* PROBLEM STATEMENT
Copy out each line in the material below that has the word "React".

* DATA LINES
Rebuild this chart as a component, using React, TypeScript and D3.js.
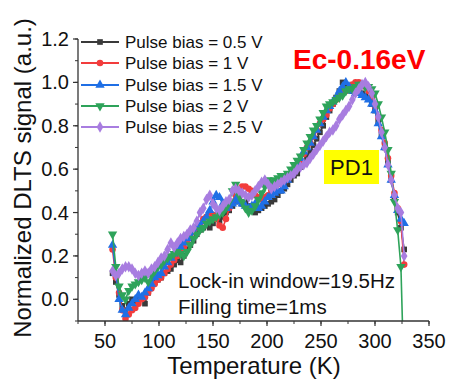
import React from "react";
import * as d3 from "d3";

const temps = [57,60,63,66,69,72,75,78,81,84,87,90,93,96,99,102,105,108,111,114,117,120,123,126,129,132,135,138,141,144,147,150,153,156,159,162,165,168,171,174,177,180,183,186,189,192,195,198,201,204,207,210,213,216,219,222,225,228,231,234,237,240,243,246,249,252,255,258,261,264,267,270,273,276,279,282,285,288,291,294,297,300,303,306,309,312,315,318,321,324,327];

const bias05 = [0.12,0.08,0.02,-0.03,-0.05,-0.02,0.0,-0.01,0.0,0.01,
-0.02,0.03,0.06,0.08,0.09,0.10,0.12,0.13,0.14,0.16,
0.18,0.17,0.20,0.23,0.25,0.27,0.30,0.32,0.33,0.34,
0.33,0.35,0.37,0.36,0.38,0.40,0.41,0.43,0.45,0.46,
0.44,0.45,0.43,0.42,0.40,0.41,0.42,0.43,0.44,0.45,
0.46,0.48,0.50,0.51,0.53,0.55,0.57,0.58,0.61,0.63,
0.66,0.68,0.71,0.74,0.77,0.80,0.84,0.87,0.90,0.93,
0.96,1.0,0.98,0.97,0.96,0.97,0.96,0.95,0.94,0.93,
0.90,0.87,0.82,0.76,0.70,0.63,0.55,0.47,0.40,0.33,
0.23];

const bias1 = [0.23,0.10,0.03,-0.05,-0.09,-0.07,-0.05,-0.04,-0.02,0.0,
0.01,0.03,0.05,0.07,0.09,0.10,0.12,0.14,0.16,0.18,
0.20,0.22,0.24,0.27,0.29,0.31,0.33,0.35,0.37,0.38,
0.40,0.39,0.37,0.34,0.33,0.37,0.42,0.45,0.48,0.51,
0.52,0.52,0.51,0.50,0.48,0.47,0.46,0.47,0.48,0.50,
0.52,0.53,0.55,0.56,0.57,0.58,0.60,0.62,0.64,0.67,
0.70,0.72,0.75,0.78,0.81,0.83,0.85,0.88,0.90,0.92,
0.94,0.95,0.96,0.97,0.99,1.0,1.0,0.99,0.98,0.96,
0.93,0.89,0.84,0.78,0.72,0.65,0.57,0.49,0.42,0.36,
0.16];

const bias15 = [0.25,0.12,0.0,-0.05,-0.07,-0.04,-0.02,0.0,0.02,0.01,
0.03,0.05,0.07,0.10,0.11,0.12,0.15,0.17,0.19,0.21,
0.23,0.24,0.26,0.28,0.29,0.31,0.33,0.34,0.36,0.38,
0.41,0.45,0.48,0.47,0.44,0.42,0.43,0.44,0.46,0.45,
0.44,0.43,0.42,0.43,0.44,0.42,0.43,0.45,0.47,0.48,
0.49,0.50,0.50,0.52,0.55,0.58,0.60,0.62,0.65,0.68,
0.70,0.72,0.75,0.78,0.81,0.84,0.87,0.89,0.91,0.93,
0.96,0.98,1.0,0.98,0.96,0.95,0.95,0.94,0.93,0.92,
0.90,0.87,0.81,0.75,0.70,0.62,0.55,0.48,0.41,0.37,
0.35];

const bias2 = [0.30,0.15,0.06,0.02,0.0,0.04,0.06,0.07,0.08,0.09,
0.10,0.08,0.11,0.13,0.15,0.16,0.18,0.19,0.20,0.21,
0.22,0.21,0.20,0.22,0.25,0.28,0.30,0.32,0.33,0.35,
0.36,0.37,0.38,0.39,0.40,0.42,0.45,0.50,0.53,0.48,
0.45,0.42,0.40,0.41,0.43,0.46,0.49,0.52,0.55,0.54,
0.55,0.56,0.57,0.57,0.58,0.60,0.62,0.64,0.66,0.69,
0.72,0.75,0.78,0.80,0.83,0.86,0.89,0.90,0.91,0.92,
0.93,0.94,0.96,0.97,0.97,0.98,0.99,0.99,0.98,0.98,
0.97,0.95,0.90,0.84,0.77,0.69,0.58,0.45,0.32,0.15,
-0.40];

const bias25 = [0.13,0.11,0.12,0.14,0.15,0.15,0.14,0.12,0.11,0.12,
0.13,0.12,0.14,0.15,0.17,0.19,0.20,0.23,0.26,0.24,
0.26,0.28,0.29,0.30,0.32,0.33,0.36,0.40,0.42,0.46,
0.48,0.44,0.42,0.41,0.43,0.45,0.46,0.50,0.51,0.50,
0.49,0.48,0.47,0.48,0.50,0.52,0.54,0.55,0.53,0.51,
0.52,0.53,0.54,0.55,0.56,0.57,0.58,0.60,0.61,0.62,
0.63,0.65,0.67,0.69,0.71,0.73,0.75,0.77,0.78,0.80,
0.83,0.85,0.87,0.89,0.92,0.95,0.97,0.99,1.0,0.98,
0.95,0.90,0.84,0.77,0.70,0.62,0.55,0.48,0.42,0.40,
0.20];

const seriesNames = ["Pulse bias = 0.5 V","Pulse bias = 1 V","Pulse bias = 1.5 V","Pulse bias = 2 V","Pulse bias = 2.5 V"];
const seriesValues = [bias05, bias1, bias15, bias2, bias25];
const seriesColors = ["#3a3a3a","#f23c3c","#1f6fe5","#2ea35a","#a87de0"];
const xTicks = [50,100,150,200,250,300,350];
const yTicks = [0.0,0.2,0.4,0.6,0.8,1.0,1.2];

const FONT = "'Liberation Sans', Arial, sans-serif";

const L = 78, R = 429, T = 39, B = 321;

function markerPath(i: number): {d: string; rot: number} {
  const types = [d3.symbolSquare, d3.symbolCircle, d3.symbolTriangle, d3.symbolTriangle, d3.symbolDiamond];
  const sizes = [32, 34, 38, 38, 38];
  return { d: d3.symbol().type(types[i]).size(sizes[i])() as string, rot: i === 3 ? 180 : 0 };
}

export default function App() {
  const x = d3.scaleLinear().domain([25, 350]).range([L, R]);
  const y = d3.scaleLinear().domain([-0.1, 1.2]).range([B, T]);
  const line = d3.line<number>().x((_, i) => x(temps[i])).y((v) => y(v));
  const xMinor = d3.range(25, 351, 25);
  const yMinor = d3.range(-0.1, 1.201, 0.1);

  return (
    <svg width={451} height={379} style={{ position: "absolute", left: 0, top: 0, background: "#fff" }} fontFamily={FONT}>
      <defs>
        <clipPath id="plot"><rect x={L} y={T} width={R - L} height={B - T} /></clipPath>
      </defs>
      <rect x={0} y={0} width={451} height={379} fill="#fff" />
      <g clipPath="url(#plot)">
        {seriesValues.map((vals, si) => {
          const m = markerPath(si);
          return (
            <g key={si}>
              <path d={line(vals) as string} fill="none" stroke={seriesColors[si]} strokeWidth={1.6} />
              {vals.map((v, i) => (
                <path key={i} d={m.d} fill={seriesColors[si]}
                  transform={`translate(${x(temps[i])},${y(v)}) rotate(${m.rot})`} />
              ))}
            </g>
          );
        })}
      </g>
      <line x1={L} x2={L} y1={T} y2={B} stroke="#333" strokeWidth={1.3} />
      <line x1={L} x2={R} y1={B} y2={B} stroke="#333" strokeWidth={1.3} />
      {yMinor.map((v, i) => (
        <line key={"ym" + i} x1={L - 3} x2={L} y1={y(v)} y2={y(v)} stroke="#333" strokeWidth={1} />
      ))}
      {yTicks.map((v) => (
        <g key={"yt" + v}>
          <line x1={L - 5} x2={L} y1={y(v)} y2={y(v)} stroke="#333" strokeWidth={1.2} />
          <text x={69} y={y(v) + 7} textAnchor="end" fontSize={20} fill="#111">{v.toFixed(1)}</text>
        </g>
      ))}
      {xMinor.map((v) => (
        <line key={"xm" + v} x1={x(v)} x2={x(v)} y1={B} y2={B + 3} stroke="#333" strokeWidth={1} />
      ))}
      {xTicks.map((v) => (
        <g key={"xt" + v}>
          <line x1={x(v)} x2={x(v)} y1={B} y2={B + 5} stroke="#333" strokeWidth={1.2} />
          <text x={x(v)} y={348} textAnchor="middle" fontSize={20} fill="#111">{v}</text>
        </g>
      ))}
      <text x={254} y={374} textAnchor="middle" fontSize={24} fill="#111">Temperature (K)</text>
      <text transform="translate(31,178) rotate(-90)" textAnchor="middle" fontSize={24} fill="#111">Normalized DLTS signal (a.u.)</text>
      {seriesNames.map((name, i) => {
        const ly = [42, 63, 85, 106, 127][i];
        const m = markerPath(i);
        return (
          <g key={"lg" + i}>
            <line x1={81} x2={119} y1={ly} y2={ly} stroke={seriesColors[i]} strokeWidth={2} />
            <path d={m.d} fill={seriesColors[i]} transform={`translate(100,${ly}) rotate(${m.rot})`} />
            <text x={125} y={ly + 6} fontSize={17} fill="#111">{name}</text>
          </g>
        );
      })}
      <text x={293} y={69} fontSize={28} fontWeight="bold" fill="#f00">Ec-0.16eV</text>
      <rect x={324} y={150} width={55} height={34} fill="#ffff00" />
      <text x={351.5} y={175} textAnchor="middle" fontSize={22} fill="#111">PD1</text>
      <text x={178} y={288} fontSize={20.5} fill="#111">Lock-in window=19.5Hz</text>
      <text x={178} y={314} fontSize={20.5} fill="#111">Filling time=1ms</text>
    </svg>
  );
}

* ANSWER TO THIS EXERCISE
Rebuild this chart as a component, using React, TypeScript and D3.js.
import React from "react";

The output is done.